- The Washington Times - Thursday, October 26, 2006

When Congress approved the Deficit Reduction Act of 2005, it created the Medicaid Integrity Program and granted practical, open-ended authority to the Department of Health and Human Services to fight Medicaid waste, fraud and abuse. Previously, such detection and enforcement was largely in the hands of states. But, since the federal government pays the majority of Medicaid costs, states could turn a blind eye to wasteful spending. But as the federal mandate clearly spells out, “tates must comply with any requirements determined by [Health and Human Services] to be necessary for carrying out the Medicaid Integrity Program.” Here’s a blow of the whistle to federal auditors: The District of Columbia is wasting millions of local and federal taxpayer dollars.

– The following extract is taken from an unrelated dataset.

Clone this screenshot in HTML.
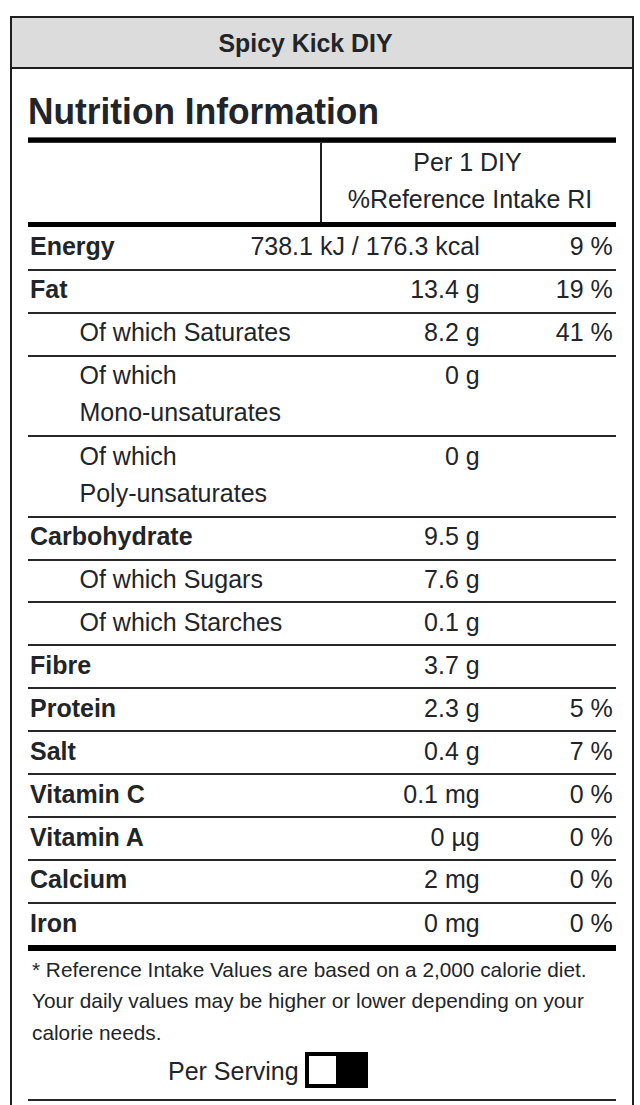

Medicaid waste and fraud are driving D.C. into a hole — and it is $22.3 million deep. In fact, the city spent more on transportation for Medicaid recipients than it did on actual physician visits for Medicaid recipients.

The crux of the daunting issue was laid to bare in an audit by the D.C. Inspector General. In short, it said the District’s Medicaid program is in “serious breach of basic internal controls,” lacking even the most basic documentation for the vast majority of non-emergency Medicaid transportation claims. The audit also found that D.C. Medicaid authorities failed to conduct any onsite visits of transportation companies that provide services.

That lack of “basic internal controls” meant transportation firms received $22.3 million in tax dollars and D.C. officials don’t even know whether they should have or not. For instance, a federal affidavit for one firm, Mash Transportation Inc. in Maryland, found that the company “has filed dozens of Medicaid claims for transporting patients who were dead,” as reporter Jim McElhatton has been detailing this week in The Washington Times.

The Voice of Social Concern Association Inc. started out as a small van company and became one of the largest in the city, receiving more than $1.5 million in Medicaid payments. But federal authorities say the owner committed health-care fraud, wire fraud and other crimes, for submitting thousands of phony Medicaid claims — and in more than 200 of those cases the patients were dead.

It’s easy to get on the receiving end of such D.C. generosity. All an entrepreneur needs is a largesse license, inspected van, insurance and a rate plan on file. Criminal background checks? Practically nonexistent. The Times found several firms were connected to owners or employees with criminal records.

We could point fingers at City Hall, where blind eyes keep auditors busy fishing for coffer receipts all the time. This time, though, we are just grateful that the feds are looking in the right direction.